5 ayda 1 yıllık faizin 4 katı kazandırdılar Borsa
İstanbul’da yılın ilk 5 ayında
bist 100 Endeksi’nde yer alan 15 hisse senedi yüzde 40’ın üzerinde değer kazandı. Yıllık faizin yüzde 10 olduğu düşünüldüğünde
borsada bu 15 hisse senedinden alanlar ciddi kazanç sağladı.
Bu ligte
Eczacıbaşı Grubu şirketleri, maden, otomotiv ve gıda şirketleri öne çıkıyor. Borsa endeksi, yılbaşından bu yana yaşadığı inişli çıkışlı seyrinin ardından şimdilerde aynı seviyelere gelmiş durumda. 5 ayın sonunda fark yüzde 0,1. Yıla 85,721 seviyesinden başlayan Endeks, geçtiğimiz cuma günü itibariyle kapanışını 85,803 seviyesinde gerçekleştirdi.

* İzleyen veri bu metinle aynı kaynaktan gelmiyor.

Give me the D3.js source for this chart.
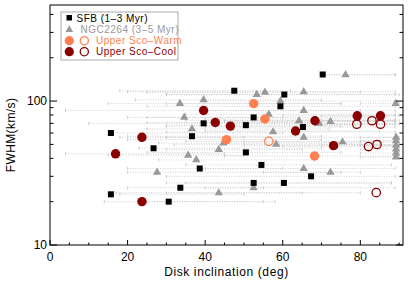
<!DOCTYPE html>
<html>
<head>
<meta charset="utf-8">
<script src="https://cdn.jsdelivr.net/npm/d3@7"></script>
<style>
  body { margin: 0; background: #fff; }
  svg { display: block; font-family: "Liberation Sans", Arial, sans-serif; }
</style>
</head>
<body>
<div id="chart"></div>
<script>
// [inclination, FWHM, incl. low, incl. high]
const sfb = [
  [47.5, 118, 18, 62], [60.4, 111, 30, 90], [59.4, 92, 25, 89], [70.3, 153, 70, 89],
  [39.6, 70, 10, 65], [50.5, 68, 30, 80], [52.5, 77, 25, 85], [36.6, 57, 20, 70],
  [50.5, 44, 25, 75], [54.5, 36, 35, 88], [38.6, 34, 20, 60], [52.5, 27, 35, 88],
  [60.3, 27, 30, 88], [33.6, 25, 20, 55], [30.6, 20, 25, 58], [15.7, 60, 16, 60],
  [26.7, 47, 23, 70], [15.7, 22.5, 18, 50], [65.2, 66, 40, 89], [67.3, 30, 30, 89]
];
const ngc = [
  [53.3, 111, 30, 89], [55.4, 115, 25, 80], [33.5, 96, 15, 75], [39.6, 102, 22, 70],
  [59.4, 100, 40, 89], [34.6, 77, 20, 60], [56.4, 81, 35, 89], [36.6, 64, 25, 72],
  [44.7, 51, 28, 80], [57.5, 61, 30, 89], [58.3, 50, 32, 85], [43.5, 46, 30, 65],
  [35.6, 42, 15, 50], [37.7, 39, 28, 68], [76.2, 152, 70, 89], [65.4, 116, 20, 89],
  [89.1, 96, 80, 90], [65.4, 86, 40, 89], [64.2, 73, 35, 89], [69.3, 70, 50, 89],
  [72.3, 72, 45, 89], [65.4, 56, 30, 89], [75.4, 52, 50, 89], [65.4, 34, 40, 89],
  [72.3, 32, 55, 80], [27.6, 32, 20, 75], [52.5, 25, 40, 89], [43.5, 23, 30, 65],
  [89.2, 56, 80, 90], [89.2, 53, 80, 90], [89.2, 49.5, 80, 90], [89.2, 46.4, 80, 90],
  [89.2, 43.5, 80, 90], [89.2, 40.8, 80, 90]
];
const warmFilled = [[52.5, 96, 30, 75], [55.4, 75, 40, 89], [45.5, 54, 20, 70], [68.2, 41.5, 45, 89]];
const warmOpen = [[56.4, 52.5, 35, 85]];
const coolFilled = [
  [39.6, 86, 4, 80], [42.6, 71, 25, 70], [46.5, 67, 30, 75], [23.7, 56, 18, 50],
  [16.9, 43, 4, 45], [23.7, 20, 14, 55], [79.2, 79, 60, 89], [85.2, 79, 70, 90],
  [68.3, 73, 45, 89], [63.3, 62, 40, 85], [73.1, 49, 50, 89]
];
const coolOpen = [
  [79.1, 69, 65, 89], [83.0, 73, 70, 90], [85.2, 69, 70, 90],
  [82.1, 48.3, 60, 89], [84.3, 49.9, 70, 90], [84.1, 23.1, 17, 80]
];
const xTicks = [0, 20, 40, 60, 80];
const yTicks = [10, 100];
const legendLabels = ["SFB (1\u20133 Myr)", "NGC2264 (3\u20135 Myr)", "Upper Sco\u2013Warm", "Upper Sco\u2013Cool"];

const width = 415, height = 283;
const m = { left: 50, right: 12, top: 5, bottom: 38 };
const warm = "#ff7f50", cool = "#8b0000", gray = "#999";

const svg = d3.select("#chart").append("svg")
  .attr("width", width).attr("height", height);

const x = d3.scaleLinear().domain([0, 91]).range([m.left, width - m.right]);
const y = d3.scaleLog().domain([10, 465]).range([height - m.bottom, m.top]);

// error bars
const all = [].concat(sfb, ngc, warmFilled, warmOpen, coolFilled, coolOpen);
const bars = svg.append("g").attr("stroke", "#c4c4c4").attr("stroke-width", 0.8);
all.forEach(d => {
  bars.append("line")
    .attr("x1", x(d[2])).attr("x2", x(d[3]))
    .attr("y1", y(d[1])).attr("y2", y(d[1]))
    .attr("stroke-dasharray", "1,1.5");
  [d[2], d[3]].forEach(v => bars.append("line")
    .attr("x1", x(v)).attr("x2", x(v))
    .attr("y1", y(d[1]) - 1.5).attr("y2", y(d[1]) + 1.5));
});

// points
svg.append("g").selectAll("path").data(ngc).join("path")
  .attr("transform", d => `translate(${x(d[0])},${y(d[1])})`)
  .attr("d", d3.symbol(d3.symbolTriangle, 30))
  .attr("fill", gray);

svg.append("g").selectAll("rect").data(sfb).join("rect")
  .attr("x", d => x(d[0]) - 3).attr("y", d => y(d[1]) - 3)
  .attr("width", 6).attr("height", 6).attr("fill", "#000");

function circles(data, color, filled) {
  svg.append("g").selectAll("circle").data(data).join("circle")
    .attr("cx", d => x(d[0])).attr("cy", d => y(d[1]))
    .attr("r", filled ? 4.7 : 4.2)
    .attr("fill", filled ? color : "none")
    .attr("stroke", color).attr("stroke-width", filled ? 0 : 1.3);
}
circles(warmFilled, warm, true);
circles(warmOpen, warm, false);
circles(coolFilled, cool, true);
circles(coolOpen, cool, false);

// axes
const x0 = m.left, x1 = width - m.right, y0 = height - m.bottom, y1 = m.top;
const frame = svg.append("g").attr("stroke", "#000").attr("stroke-width", 1);
frame.append("rect").attr("x", x0).attr("y", y1)
  .attr("width", x1 - x0).attr("height", y0 - y1).attr("fill", "none");

d3.range(0, 91, 5).forEach(v => {
  const len = v % 20 === 0 ? 5 : 2.5;
  frame.append("line").attr("x1", x(v)).attr("x2", x(v)).attr("y1", y0).attr("y2", y0 - len);
});
const yMinor = [20, 30, 40, 50, 60, 70, 80, 90, 200, 300, 400];
yTicks.concat(yMinor).forEach(v => {
  const len = yTicks.includes(v) ? 7 : 3.5;
  frame.append("line").attr("x1", x0).attr("x2", x0 + len).attr("y1", y(v)).attr("y2", y(v));
  frame.append("line").attr("x1", x1).attr("x2", x1 - len).attr("y1", y(v)).attr("y2", y(v));
});

svg.append("g").selectAll("text").data(xTicks).join("text")
  .attr("x", d => x(d)).attr("y", y0 + 16)
  .attr("text-anchor", "middle").attr("font-size", 12).text(d => d);
svg.append("g").selectAll("text").data(yTicks).join("text")
  .attr("x", x0 - 3).attr("y", d => y(d) + 4)
  .attr("text-anchor", "end").attr("font-size", 12).text(d => d);

svg.append("text").attr("x", (x0 + x1) / 2).attr("y", 276)
  .attr("text-anchor", "middle").attr("font-size", 12).attr("letter-spacing", 0.6)
  .text("Disk inclination (deg)");
svg.append("text").attr("transform", `translate(15,${(y0 + y1) / 2 + 10}) rotate(-90)`)
  .attr("text-anchor", "middle").attr("font-size", 12).attr("letter-spacing", 0.4)
  .text("FWHM(km/s)");

// legend
const lg = svg.append("g");
lg.append("rect").attr("x", 61).attr("y", 12).attr("width", 117).attr("height", 48)
  .attr("fill", "#fff").attr("stroke", "#aaa").attr("stroke-width", 1);
lg.append("rect").attr("x", 66.5).attr("y", 15).attr("width", 5.5).attr("height", 5.5).attr("fill", "#000");
lg.append("path").attr("transform", "translate(69.3,29.8)")
  .attr("d", d3.symbol(d3.symbolTriangle, 26)).attr("fill", gray);
lg.append("circle").attr("cx", 69.3).attr("cy", 40.7).attr("r", 4.6).attr("fill", warm);
lg.append("circle").attr("cx", 84.3).attr("cy", 40.7).attr("r", 4.1).attr("fill", "none")
  .attr("stroke", warm).attr("stroke-width", 1.3);
lg.append("circle").attr("cx", 69.3).attr("cy", 51.7).attr("r", 4.6).attr("fill", cool);
lg.append("circle").attr("cx", 84.3).attr("cy", 51.7).attr("r", 4.1).attr("fill", "none")
  .attr("stroke", cool).attr("stroke-width", 1.3);
const lgX = [76.5, 80.5, 96, 96], lgY = [21.5, 32.5, 44, 55], lgC = ["#000", gray, warm, cool];
legendLabels.forEach((t, i) => lg.append("text")
  .attr("x", lgX[i]).attr("y", lgY[i]).attr("font-size", 10).attr("letter-spacing", 0.5)
  .attr("fill", lgC[i]).text(t));
</script>
</body>
</html>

Yılbaşından bu yana sanayi sektörü hisseleri mali sektör ve hizmet sektörüne göre daha iyi bir performans gösterdi. Mali sektör hisseleri yılbaşından bu yana yüzde 1,74 oranından değer kaybederken, sanayi sektör endeksi yüzde 7,22 değer kazandı. Hizmet sektörü hisseleri ise yüzde 2,31 düştü. İlk çeyrek bilançolarında kâr artışları ile öne çıkan bankaların yılbaşından bu yana endeksin performansını yakalayamadıkları gözleniyor.
Borsa İstanbul’da yabancı yatırımcıların nisan ayında alım yaptıkları ancak yılın ilk dört ayında toplamda 296 milyon TL satış gerçekleştirdikleri görülüyor.
Otomotiv şirketlerinin ilk yarıdaki güçlü çıkışları gerçekleşen grevler nedeniyle gölgelendi. Üretimin durması şirketler ve sektör açısından olumsuz fiyatlamalara neden oldu. İşçi ve işveren arasındaki uzlaşmanın sağlanması ve yeniden üretimlerin başlaması sektör hisselerini olumlu yönde etkileyecektir.
Sayfada yer alan bilgiler tavsiye niteliği taşımayıp yatırım danışmanlığı kapsamında değildir. Yatırımcı profilinize uymayabilir.